#### Exercise:
Take the material below and retype it in full; pictures are left out.
· · · · · · ·
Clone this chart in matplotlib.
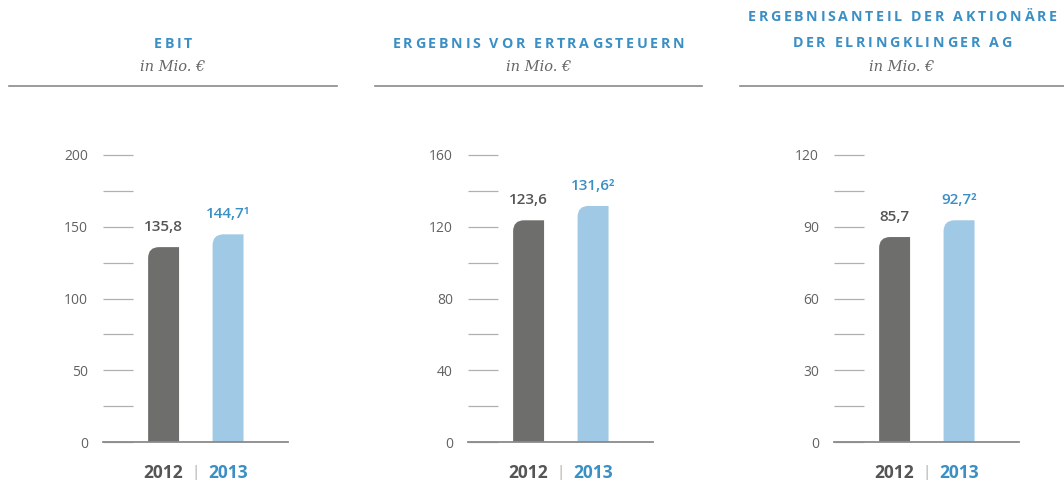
import matplotlib
matplotlib.use("Agg")
import matplotlib.pyplot as plt
from matplotlib.path import Path
from matplotlib.patches import PathPatch
from matplotlib.ticker import MultipleLocator
from matplotlib.textpath import TextToPath
from matplotlib.font_manager import FontProperties

# ---- data ----
years = ["2012", "2013"]
titles = [["EBIT"], ["ERGEBNIS VOR ERTRAGSTEUERN"],
          ["ERGEBNISANTEIL DER AKTIONÄRE", "DER ELRINGKLINGER AG"]]
subtitle = "in Mio. €"
values = [[135.8, 144.7], [123.6, 131.6], [85.7, 92.7]]
value_labels = [["135,8", "144,7¹"], ["123,6", "131,6²"], ["85,7", "92,7²"]]
y_max = [200, 160, 120]
y_step = [50, 40, 30]

# ---- style ----
DARK = "#6e6e6c"
LIGHT = "#9fc9e4"
BLUE = "#3a8fc5"
TEXT_DARK = "#555555"
TICK_TXT = "#626262"
TICK_LINE = "#b0b0b0"
BASE = "#8a8a8a"
SANS = ["Open Sans", "DejaVu Sans"]
SERIF = ["DejaVu Serif"]

W, H = 1064, 482
fig = plt.figure(figsize=(W / 100, H / 100), dpi=100)

def px(x, y):
    return x / W, 1 - y / H

panel_offsets = [0, 365, 731]
header_centers = [173, 538.5, 902]
header_lines = [(9, 337), (375, 702), (740, 1064)]

TITLE_SIZE = 10.3
TRACK_PX = 2.6
title_prop = FontProperties(family="Open Sans", weight="bold", size=TITLE_SIZE)
t2p = TextToPath()

def char_w(c):
    w, h, d = t2p.get_text_width_height_descent(c, title_prop, ismath=False)
    return w * 100 / 72

def tracked_text(s, cx, cy):
    widths = [char_w(c) for c in s]
    total = sum(widths) + TRACK_PX * (len(s) - 1)
    x = cx - total / 2
    for c, w in zip(s, widths):
        if c != " ":
            fig.text(*px(x, cy), c, ha="left", va="center", fontproperties=title_prop,
                     color=BLUE)
        x += w + TRACK_PX

for i in range(3):
    off = panel_offsets[i]
    left, right, top, bottom = 103 + off, 288 + off, 155, 442
    ax = fig.add_axes([left / W, (H - bottom) / H, (right - left) / W, (bottom - top) / H])
    ax.set_xlim(-0.94, 1.93)
    ax.set_ylim(0, y_max[i])
    for s in ["left", "right", "top"]:
        ax.spines[s].set_visible(False)
    ax.spines["bottom"].set_color(BASE)
    ax.spines["bottom"].set_linewidth(1.3)
    ax.set_yticks(range(0, y_max[i] + 1, y_step[i]))
    ax.yaxis.set_minor_locator(MultipleLocator(y_step[i] / 2))
    ax.tick_params(axis="y", which="both", direction="in", length=21.6, width=0.9,
                   color=TICK_LINE, pad=10.8, labelsize=10, labelcolor=TICK_TXT)
    for lab in ax.get_yticklabels():
        lab.set_family(SANS)
    ax.set_xticks([0, 1])
    ax.set_xticklabels(years)
    ax.tick_params(axis="x", length=0, pad=15.5)
    for lab, c in zip(ax.get_xticklabels(), [TEXT_DARK, BLUE]):
        lab.set_color(c)
        lab.set_fontweight("bold")
        lab.set_fontsize(12.5)
        lab.set_family(SANS)
    ax.patch.set_alpha(0)

    bars = ax.bar([0, 1], values[i], width=0.48, color=[DARK, LIGHT])
    # replace with rounded top-left corner shapes
    sx = ax.transData.transform((1, 0))[0] - ax.transData.transform((0, 0))[0]
    sy = ax.transData.transform((0, 1))[1] - ax.transData.transform((0, 0))[1]
    r = 11
    rx, ry = r / sx, r / sy
    for b in bars:
        x0, w, h = b.get_x(), b.get_width(), b.get_height()
        x1 = x0 + w
        verts = [(x0, 0), (x0, h - ry), (x0, h), (x0 + rx, h), (x1, h), (x1, 0), (x0, 0)]
        codes = [Path.MOVETO, Path.LINETO, Path.CURVE3, Path.CURVE3, Path.LINETO,
                 Path.LINETO, Path.CLOSEPOLY]
        patch = PathPatch(Path(verts, codes), facecolor=b.get_facecolor(),
                          edgecolor="none", clip_on=False)
        b.set_visible(False)
        ax.add_patch(patch)

    for j in range(2):
        ax.annotate(value_labels[i][j], (j, values[i][j]), xytext=(0, 14.5),
                    textcoords="offset points", ha="center", va="center",
                    fontsize=11, fontweight="semibold", family=SANS,
                    color=TEXT_DARK if j == 0 else BLUE, annotation_clip=False)

    ax.annotate("|", (0.5, 0), xytext=(0, -22), textcoords="offset points",
                ha="center", va="center", fontsize=11, color="#aaaaaa",
                family=SANS, annotation_clip=False)

    # headers
    cx = header_centers[i]
    tl = titles[i]
    ys = [44] if len(tl) == 1 else [17, 43]
    for t, yy in zip(tl, ys):
        tracked_text(t, cx, yy)
    fig.text(*px(cx, 67), subtitle, ha="center", va="center", fontsize=10.5,
             style="italic", color="#666666", family=SERIF)
    x_a, x_b = header_lines[i]
    fig.add_artist(plt.Line2D([x_a / W, x_b / W], [1 - 86 / H] * 2, color="#8a8a8a",
                              linewidth=1.2, transform=fig.transFigure))

fig.savefig("out.png", dpi=100)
· · · · · · ·
#### Full output:
Clone this chart in matplotlib.
import matplotlib
matplotlib.use("Agg")
import matplotlib.pyplot as plt
from matplotlib.path import Path
from matplotlib.patches import PathPatch
from matplotlib.ticker import MultipleLocator
from matplotlib.textpath import TextToPath
from matplotlib.font_manager import FontProperties

# ---- data ----
years = ["2012", "2013"]
titles = [["EBIT"], ["ERGEBNIS VOR ERTRAGSTEUERN"],
          ["ERGEBNISANTEIL DER AKTIONÄRE", "DER ELRINGKLINGER AG"]]
subtitle = "in Mio. €"
values = [[135.8, 144.7], [123.6, 131.6], [85.7, 92.7]]
value_labels = [["135,8", "144,7¹"], ["123,6", "131,6²"], ["85,7", "92,7²"]]
y_max = [200, 160, 120]
y_step = [50, 40, 30]

# ---- style ----
DARK = "#6e6e6c"
LIGHT = "#9fc9e4"
BLUE = "#3a8fc5"
TEXT_DARK = "#555555"
TICK_TXT = "#626262"
TICK_LINE = "#b0b0b0"
BASE = "#8a8a8a"
SANS = ["Open Sans", "DejaVu Sans"]
SERIF = ["DejaVu Serif"]

W, H = 1064, 482
fig = plt.figure(figsize=(W / 100, H / 100), dpi=100)

def px(x, y):
    return x / W, 1 - y / H

panel_offsets = [0, 365, 731]
header_centers = [173, 538.5, 902]
header_lines = [(9, 337), (375, 702), (740, 1064)]

TITLE_SIZE = 10.3
TRACK_PX = 2.6
title_prop = FontProperties(family="Open Sans", weight="bold", size=TITLE_SIZE)
t2p = TextToPath()

def char_w(c):
    w, h, d = t2p.get_text_width_height_descent(c, title_prop, ismath=False)
    return w * 100 / 72

def tracked_text(s, cx, cy):
    widths = [char_w(c) for c in s]
    total = sum(widths) + TRACK_PX * (len(s) - 1)
    x = cx - total / 2
    for c, w in zip(s, widths):
        if c != " ":
            fig.text(*px(x, cy), c, ha="left", va="center", fontproperties=title_prop,
                     color=BLUE)
        x += w + TRACK_PX

for i in range(3):
    off = panel_offsets[i]
    left, right, top, bottom = 103 + off, 288 + off, 155, 442
    ax = fig.add_axes([left / W, (H - bottom) / H, (right - left) / W, (bottom - top) / H])
    ax.set_xlim(-0.94, 1.93)
    ax.set_ylim(0, y_max[i])
    for s in ["left", "right", "top"]:
        ax.spines[s].set_visible(False)
    ax.spines["bottom"].set_color(BASE)
    ax.spines["bottom"].set_linewidth(1.3)
    ax.set_yticks(range(0, y_max[i] + 1, y_step[i]))
    ax.yaxis.set_minor_locator(MultipleLocator(y_step[i] / 2))
    ax.tick_params(axis="y", which="both", direction="in", length=21.6, width=0.9,
                   color=TICK_LINE, pad=10.8, labelsize=10, labelcolor=TICK_TXT)
    for lab in ax.get_yticklabels():
        lab.set_family(SANS)
    ax.set_xticks([0, 1])
    ax.set_xticklabels(years)
    ax.tick_params(axis="x", length=0, pad=15.5)
    for lab, c in zip(ax.get_xticklabels(), [TEXT_DARK, BLUE]):
        lab.set_color(c)
        lab.set_fontweight("bold")
        lab.set_fontsize(12.5)
        lab.set_family(SANS)
    ax.patch.set_alpha(0)

    bars = ax.bar([0, 1], values[i], width=0.48, color=[DARK, LIGHT])
    # replace with rounded top-left corner shapes
    sx = ax.transData.transform((1, 0))[0] - ax.transData.transform((0, 0))[0]
    sy = ax.transData.transform((0, 1))[1] - ax.transData.transform((0, 0))[1]
    r = 11
    rx, ry = r / sx, r / sy
    for b in bars:
        x0, w, h = b.get_x(), b.get_width(), b.get_height()
        x1 = x0 + w
        verts = [(x0, 0), (x0, h - ry), (x0, h), (x0 + rx, h), (x1, h), (x1, 0), (x0, 0)]
        codes = [Path.MOVETO, Path.LINETO, Path.CURVE3, Path.CURVE3, Path.LINETO,
                 Path.LINETO, Path.CLOSEPOLY]
        patch = PathPatch(Path(verts, codes), facecolor=b.get_facecolor(),
                          edgecolor="none", clip_on=False)
        b.set_visible(False)
        ax.add_patch(patch)

    for j in range(2):
        ax.annotate(value_labels[i][j], (j, values[i][j]), xytext=(0, 14.5),
                    textcoords="offset points", ha="center", va="center",
                    fontsize=11, fontweight="semibold", family=SANS,
                    color=TEXT_DARK if j == 0 else BLUE, annotation_clip=False)

    ax.annotate("|", (0.5, 0), xytext=(0, -22), textcoords="offset points",
                ha="center", va="center", fontsize=11, color="#aaaaaa",
                family=SANS, annotation_clip=False)

    # headers
    cx = header_centers[i]
    tl = titles[i]
    ys = [44] if len(tl) == 1 else [17, 43]
    for t, yy in zip(tl, ys):
        tracked_text(t, cx, yy)
    fig.text(*px(cx, 67), subtitle, ha="center", va="center", fontsize=10.5,
             style="italic", color="#666666", family=SERIF)
    x_a, x_b = header_lines[i]
    fig.add_artist(plt.Line2D([x_a / W, x_b / W], [1 - 86 / H] * 2, color="#8a8a8a",
                              linewidth=1.2, transform=fig.transFigure))

fig.savefig("out.png", dpi=100)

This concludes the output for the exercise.